Photo #3. Page from Sears catalog. I had a "worlds smallest loco" which had nothing to do with loco on 7th floor at Memorial hospital crazy ward (uh oh here come more deer meester ette letters) but this thing played music as it went around tracks, enough to make momma's hair turn grey. Also one year got the Jeep with all the "wild animals" and put put some in the red ant mound in front of grandma's house on Doss only to find out those animals were invincible to numerous big red ant stings!
Photo #4 Speigels Christmas catalog, what the hell is Spiegels? Next to it is Montgomery Wards Christmas catalog, dad wants a modern camera, momma wants a jewel encrusted watch that dad will have to take a second job to pay for. Sort of like Arkansas Lottery, you win 3 million dollars, they give you a $1 a year for 3 million years. Junior & Susie looking at Christmas ornament that appears Santa has kidnapped Suzie already
Photo #5. Captain Kangaroo was spokesman for Schwinn bikes many years, awesome show.

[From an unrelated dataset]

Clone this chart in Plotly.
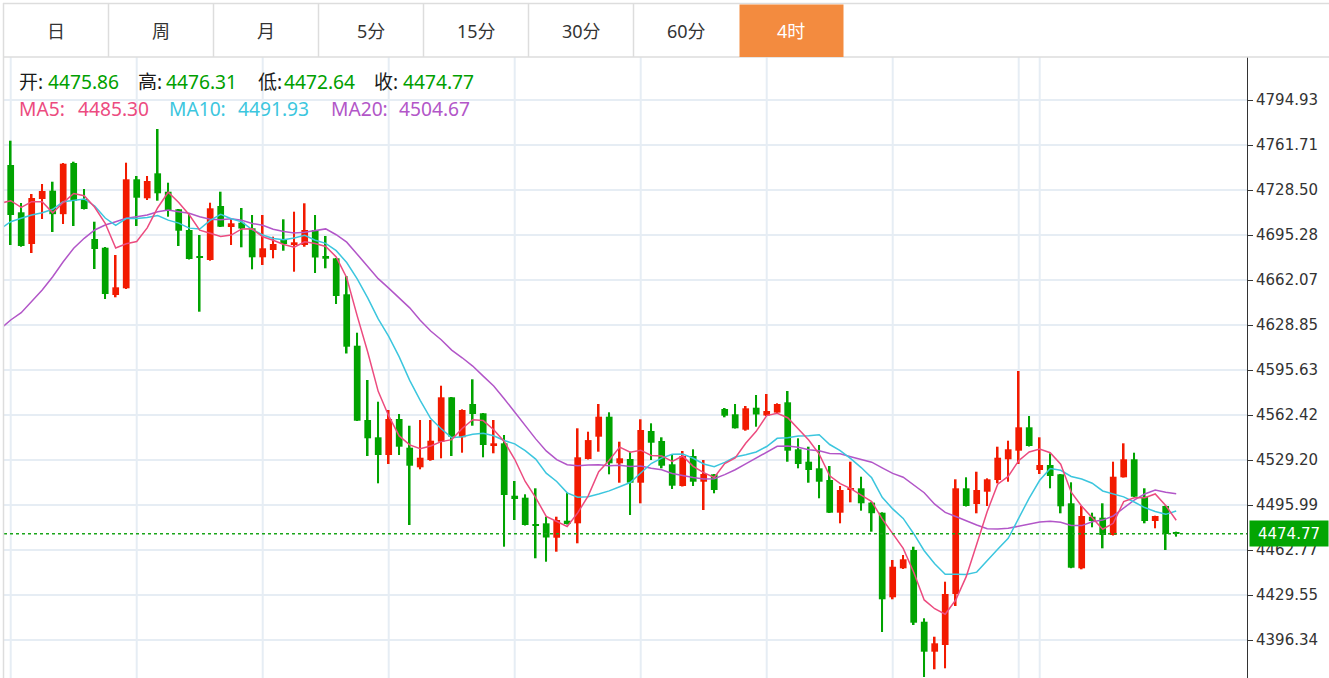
import plotly.graph_objects as go

# ---------------- data (4-hour candles, 1-based index) ----------------
opens = [4746.95, 4712.04, 4688.64, 4721.86, 4727.98, 4710.65, 4748.43, 4721.86, 4692.33, 4685.91,
         4650.99, 4655.94, 4736.40, 4722.37, 4740.82, 4727.24, 4714.25, 4698.97, 4679.27, 4676.83,
         4716.69, 4701.19, 4704.36, 4700.23, 4678.82, 4684.21, 4692.11, 4687.90, 4687.90, 4698.97,
         4679.78, 4678.08, 4651.51, 4613.57, 4558.73, 4545.96, 4532.90, 4559.47, 4538.28, 4523.81,
         4529.20, 4542.71, 4575.48, 4545.96, 4570.54, 4563.67, 4540.27, 4541.52, 4502.85, 4501.38,
         4481.96, 4482.47, 4471.84, 4484.40, 4482.47, 4529.94, 4546.40, 4561.17, 4526.76, 4529.94,
         4512.44, 4550.60, 4543.23, 4526.03, 4510.01, 4532.15, 4513.18, 4518.64, 4566.85, 4562.94,
         4551.56, 4567.81, 4562.05, 4564.18, 4571.79, 4537.10, 4527.95, 4523.07, 4514.44, 4490.30,
         4507.06, 4508.31, 4497.75, 4490.30, 4427.85, 4449.25, 4462.77, 4409.84, 4387.70, 4392.65,
         4430.29, 4508.31, 4496.73, 4505.80, 4514.44, 4529.72, 4536.07, 4553.34, 4521.82, 4525.51,
         4518.64, 4497.24, 4449.25, 4487.35, 4486.61, 4473.84, 4516.43, 4529.72, 4502.11, 4484.17,
         4495.25, 4475.86]
highs = [4764.88, 4718.90, 4725.55, 4732.93, 4734.62, 4748.43, 4749.39, 4729.24, 4705.10, 4686.43,
         4680.52, 4748.65, 4738.83, 4738.83, 4773.52, 4733.89, 4714.48, 4711.52, 4695.28, 4719.12,
         4727.24, 4707.61, 4715.21, 4710.05, 4710.05, 4694.03, 4706.87, 4712.48, 4718.68, 4710.05,
         4694.54, 4678.31, 4664.98, 4623.16, 4588.25, 4572.23, 4566.11, 4563.16, 4554.51, 4558.73,
         4558.73, 4584.04, 4575.70, 4566.62, 4588.77, 4563.90, 4558.73, 4547.65, 4513.70, 4503.89,
         4508.31, 4487.35, 4487.35, 4505.10, 4552.60, 4550.09, 4570.54, 4564.41, 4542.71, 4535.33,
         4559.24, 4556.29, 4545.96, 4533.63, 4535.85, 4537.10, 4529.20, 4518.86, 4567.59, 4570.54,
         4569.06, 4577.18, 4577.92, 4571.06, 4580.13, 4545.22, 4539.02, 4540.27, 4524.77, 4510.01,
         4527.95, 4516.87, 4498.05, 4490.60, 4455.39, 4459.08, 4465.21, 4412.36, 4398.77, 4439.37,
         4514.95, 4516.43, 4520.56, 4515.69, 4539.02, 4543.45, 4594.90, 4561.68, 4545.96, 4534.15,
         4518.86, 4512.74, 4495.25, 4490.30, 4497.24, 4527.95, 4541.52, 4534.59, 4508.31, 4488.08,
         4495.47, 4476.31]
lows = [4687.90, 4686.64, 4681.99, 4707.09, 4697.49, 4703.40, 4701.93, 4714.11, 4670.18, 4648.04,
        4649.29, 4655.42, 4701.93, 4721.12, 4720.60, 4708.79, 4687.16, 4677.20, 4638.67, 4676.31,
        4701.19, 4687.90, 4686.20, 4669.96, 4673.14, 4678.08, 4683.69, 4668.19, 4686.64, 4667.23,
        4670.70, 4644.35, 4607.83, 4557.99, 4532.15, 4512.00, 4526.25, 4532.90, 4481.22, 4522.33,
        4528.68, 4530.46, 4532.15, 4534.59, 4554.51, 4531.19, 4534.15, 4465.21, 4484.91, 4480.85,
        4456.65, 4454.13, 4461.52, 4481.59, 4467.72, 4529.57, 4535.33, 4518.64, 4512.44, 4488.60,
        4497.24, 4529.20, 4523.07, 4507.80, 4509.64, 4510.01, 4492.30, 4504.62, 4560.72, 4552.45,
        4550.83, 4553.78, 4561.68, 4563.90, 4527.95, 4523.07, 4512.44, 4500.93, 4490.08, 4482.47,
        4497.97, 4491.79, 4476.28, 4402.25, 4426.38, 4448.74, 4407.41, 4369.03, 4374.72, 4375.44,
        4421.44, 4494.88, 4489.85, 4495.25, 4512.00, 4513.18, 4526.25, 4539.17, 4518.86, 4508.31,
        4489.85, 4449.33, 4448.52, 4479.53, 4464.01, 4473.47, 4516.28, 4501.89, 4482.47, 4478.79,
        4462.77, 4472.64]
closes = [4710.05, 4687.16, 4722.60, 4727.76, 4710.65, 4747.91, 4720.60, 4714.48, 4684.95, 4651.73,
          4656.67, 4736.40, 4722.81, 4735.14, 4726.06, 4713.74, 4698.45, 4677.57, 4678.31, 4714.99,
          4701.41, 4703.92, 4700.08, 4678.82, 4685.47, 4688.64, 4688.64, 4689.89, 4698.97, 4678.67,
          4677.79, 4650.26, 4612.83, 4558.20, 4545.22, 4532.90, 4559.47, 4539.02, 4524.99, 4530.89,
          4543.45, 4575.48, 4546.40, 4566.11, 4563.16, 4540.27, 4541.52, 4503.37, 4500.41, 4481.22,
          4480.71, 4471.99, 4484.91, 4481.96, 4531.19, 4543.91, 4561.17, 4526.76, 4530.46, 4512.44,
          4551.34, 4541.96, 4524.99, 4510.23, 4532.15, 4513.18, 4518.86, 4507.06, 4561.90, 4552.60,
          4567.36, 4562.79, 4565.37, 4570.54, 4536.07, 4526.25, 4521.82, 4513.18, 4490.30, 4507.06,
          4508.31, 4497.24, 4489.93, 4426.38, 4450.44, 4455.91, 4409.11, 4387.70, 4393.90, 4430.29,
          4508.31, 4495.25, 4507.06, 4514.95, 4530.89, 4537.10, 4553.34, 4539.54, 4525.51, 4517.39,
          4495.03, 4449.70, 4487.87, 4484.17, 4473.84, 4516.87, 4529.72, 4502.11, 4484.17, 4487.87,
          4474.58, 4474.77]
candle_idx = list(range(1, len(closes) + 1))

# moving-average values at the start of the window (they
# depend on candles before the visible range); position 0 is the clipped candle
ma5_lead = [4718.68, 4720.60, 4715.73, 4719.86, 4719.86]
ma10_lead = [4699.71, 4705.10, 4707.61, 4710.05, 4711.75, 4714.25, 4719.86, 4721.12, 4721.86, 4716.69]
ma20_lead = [4625.90, 4632.54, 4637.93, 4646.05, 4654.69, 4664.50, 4675.57, 4685.46, 4692.85, 4698.97,
             4702.66, 4705.10, 4707.61, 4708.79, 4710.05, 4712.48, 4713.74, 4712.48, 4711.30, 4708.79]

ma_header = [4485.30, 4491.93, 4504.67]
y_ticks = [4794.93, 4761.71, 4728.50, 4695.28, 4662.07, 4628.85, 4595.63, 4562.42,
           4529.20, 4495.99, 4462.77, 4429.55, 4396.34]
session_idx = [1, 13, 25, 37, 49, 61, 73, 85, 97, 99]
tabs = ["日", "周", "月", "5分", "15分", "30分", "60分", "4时"]
active_tab = "4时"
last_price = closes[-1]

# ---------------- styles ----------------
UP = "#f21a00"
DOWN = "#00a300"
C_MA5 = "#ec4b7f"
C_MA10 = "#3cc6de"
C_MA20 = "#b256c8"
GRID = "#e6edf4"

W, H = 1329, 678
PL, PR, PT, PB = 4, 1247, 57, 678


def fx(px):
    return (px - PL) / (PR - PL)


def fy(py):
    return (PB - py) / (PB - PT)


def moving_avg(vals, n, lead):
    out = list(lead)
    for p in range(n, len(vals) + 1):
        out.append(sum(vals[p - n:p]) / n)
    return out


ma5 = moving_avg(closes, 5, ma5_lead)
ma10 = moving_avg(closes, 10, ma10_lead)
ma20 = moving_avg(closes, 20, ma20_lead)
ma_x = list(range(0, len(closes) + 1))

colors = [UP if c >= o else DOWN for o, c in zip(opens, closes)]
body_base = [min(o, c) for o, c in zip(opens, closes)]
body_h = [max(abs(c - o), 1.0) for o, c in zip(opens, closes)]
wick_h = [h - l for h, l in zip(highs, lows)]

fig = go.Figure()
fig.add_trace(go.Bar(x=candle_idx, y=wick_h, base=lows, width=0.16,
                     marker=dict(color=colors, line=dict(width=0)), hoverinfo="skip"))
fig.add_trace(go.Bar(x=candle_idx, y=body_h, base=body_base, width=0.64,
                     marker=dict(color=colors, line=dict(width=0)), hoverinfo="skip"))
for vals, col in [(ma20, C_MA20), (ma10, C_MA10), (ma5, C_MA5)]:
    fig.add_trace(go.Scatter(x=ma_x, y=vals, mode="lines",
                             line=dict(color=col, width=1.5), hoverinfo="skip"))

shapes = []
for s in session_idx:
    shapes.append(dict(type="line", xref="x", yref="paper", x0=s, x1=s, y0=0, y1=1,
                       line=dict(color=GRID, width=2), layer="below"))
shapes.append(dict(type="line", xref="paper", yref="y", x0=0, x1=1, y0=last_price, y1=last_price,
                   line=dict(color="#1aa51a", width=1.5, dash="3px,3px")))
BORDER = "#dddddd"
shapes.append(dict(type="line", xref="paper", yref="paper", x0=fx(3), x1=fx(1329),
                   y0=fy(3.5), y1=fy(3.5), line=dict(color=BORDER, width=1.5)))
shapes.append(dict(type="line", xref="paper", yref="paper", x0=fx(3), x1=fx(1329),
                   y0=fy(57), y1=fy(57), line=dict(color=BORDER, width=1.5)))
shapes.append(dict(type="line", xref="paper", yref="paper", x0=fx(3.5), x1=fx(3.5),
                   y0=fy(3), y1=fy(678), line=dict(color=BORDER, width=1.5)))
tab_w = 105
tab_left = 3.5
annotations = []
for i, t in enumerate(tabs):
    x0 = tab_left + i * tab_w
    x1 = x0 + tab_w
    if t == active_tab:
        shapes.append(dict(type="rect", xref="paper", yref="paper", x0=fx(x0 + 1), x1=fx(x1),
                           y0=fy(57), y1=fy(4.5), fillcolor="#f38b3f", line=dict(width=0)))
        fc = "#ffffff"
    else:
        fc = "#333333"
    if i > 0 and t != active_tab:
        shapes.append(dict(type="line", xref="paper", yref="paper", x0=fx(x0), x1=fx(x0),
                           y0=fy(4), y1=fy(57), line=dict(color=BORDER, width=1.5)))
    annotations.append(dict(xref="paper", yref="paper", x=fx((x0 + x1) / 2), y=fy(31),
                            text=t, showarrow=False, xanchor="center", yanchor="middle",
                            font=dict(family="Noto Sans, Noto Sans CJK SC", size=18, color=fc)))

# OHLC header
GREEN_TXT = "#00a000"
FONT_HDR = "Noto Sans, Noto Sans CJK SC"
ohlc_labels = ["开:", "高:", "低:", "收:"]
ohlc_vals = [opens[-1], highs[-1], lows[-1], closes[-1]]
ohlc_lab_x = [17, 136, 256, 372]
ohlc_val_x = [46, 164, 282, 401]
for lab, v, lx, vx in zip(ohlc_labels, ohlc_vals, ohlc_lab_x, ohlc_val_x):
    annotations.append(dict(xref="paper", yref="paper", x=fx(lx), y=fy(82), xanchor="left",
                            yanchor="middle", showarrow=False, text=lab,
                            font=dict(family=FONT_HDR, size=19, color="#1a1a1a")))
    annotations.append(dict(xref="paper", yref="paper", x=fx(vx), y=fy(82), xanchor="left",
                            yanchor="middle", showarrow=False, text=f"{v:.2f}",
                            font=dict(family=FONT_HDR, size=19.2, color=GREEN_TXT)))
ma_names = ["MA5:", "MA10:", "MA20:"]
ma_cols = [C_MA5, C_MA10, C_MA20]
ma_lab_x = [17, 167, 329]
ma_val_x = [76, 236, 397]
for nm, v, col, lx, vx in zip(ma_names, ma_header, ma_cols, ma_lab_x, ma_val_x):
    annotations.append(dict(xref="paper", yref="paper", x=fx(lx), y=fy(108), xanchor="left",
                            yanchor="middle", showarrow=False, text=nm,
                            font=dict(family="Noto Sans", size=19.2, color=col)))
    annotations.append(dict(xref="paper", yref="paper", x=fx(vx), y=fy(108), xanchor="left",
                            yanchor="middle", showarrow=False, text=f"{v:.2f}",
                            font=dict(family="Noto Sans", size=19.2, color=col)))
# last price tag
annotations.append(dict(xref="paper", yref="y", x=1, y=last_price, xanchor="left", yanchor="middle",
                        xshift=2, showarrow=False, text=f"{last_price:.2f}", bgcolor="#03a503",
                        width=74, height=21, borderpad=2, align="center",
                        font=dict(family="DejaVu Sans", size=15, color="#ffffff")))

fig.update_layout(
    width=W, height=H,
    margin=dict(l=PL, r=W - PR, t=PT, b=H - PB, pad=0),
    paper_bgcolor="white", plot_bgcolor="white",
    showlegend=False, barmode="overlay", hovermode=False,
    shapes=shapes, annotations=annotations,
    xaxis=dict(range=[(PL - 0.2) / 10.5, (PR - 0.2) / 10.5], showgrid=False, zeroline=False,
               showticklabels=False, showline=False, fixedrange=True),
    yaxis=dict(range=[4368.29, 4826.67], side="right", tickvals=y_ticks,
               ticktext=[f"{v:.2f}" for v in y_ticks], showgrid=True, gridcolor=GRID, gridwidth=2,
               zeroline=False, showline=True, linecolor="#333333", linewidth=1,
               ticks="outside", ticklen=5, tickcolor="#333333", tickwidth=1,
               tickfont=dict(family="DejaVu Sans", size=15, color="#333333"), fixedrange=True),
)

fig.write_html("out.html")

That is my bike there poppa painted red and like a dumbass, I didn't know until I ate a street sign. Why didn't Captain Kangaroo warn me?
I didn't have a headlight on it either until I stole one, it had a little wire than ran to spinner thing on wheel, so would turn on light, only if you moving. Would have been on both Santa's and Captain Kangaroo naughty list if they knew I kiped the headlight.

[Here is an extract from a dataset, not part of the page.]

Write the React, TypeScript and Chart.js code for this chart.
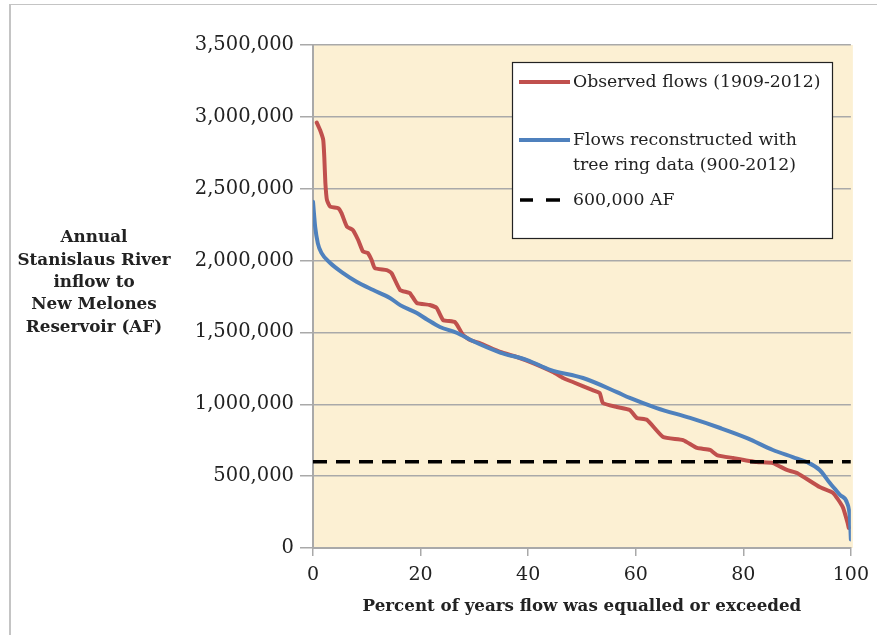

Photo #6. Captain Kangaroo with Tommy's bike. Identical even shifter and green with banana seat! If Tommy allow it, I would ride it to Cathedral, and lock it up, was ONLY kid to ride bike to school. And charge kids 10 cents a ride around whole Cathedral from Upper Broadway, to Lipan, to Carancahua down to Mestina and back, I had quite a racket, as many kids had never ridden a bike you could shift gears like that.
Photo #7. Ever wonder how those huge Sears Christmas catalogs made? This is a factory that made them, imagine doing that, but was what it was. Probably no air condition, or fans to blow pages around either. Wow!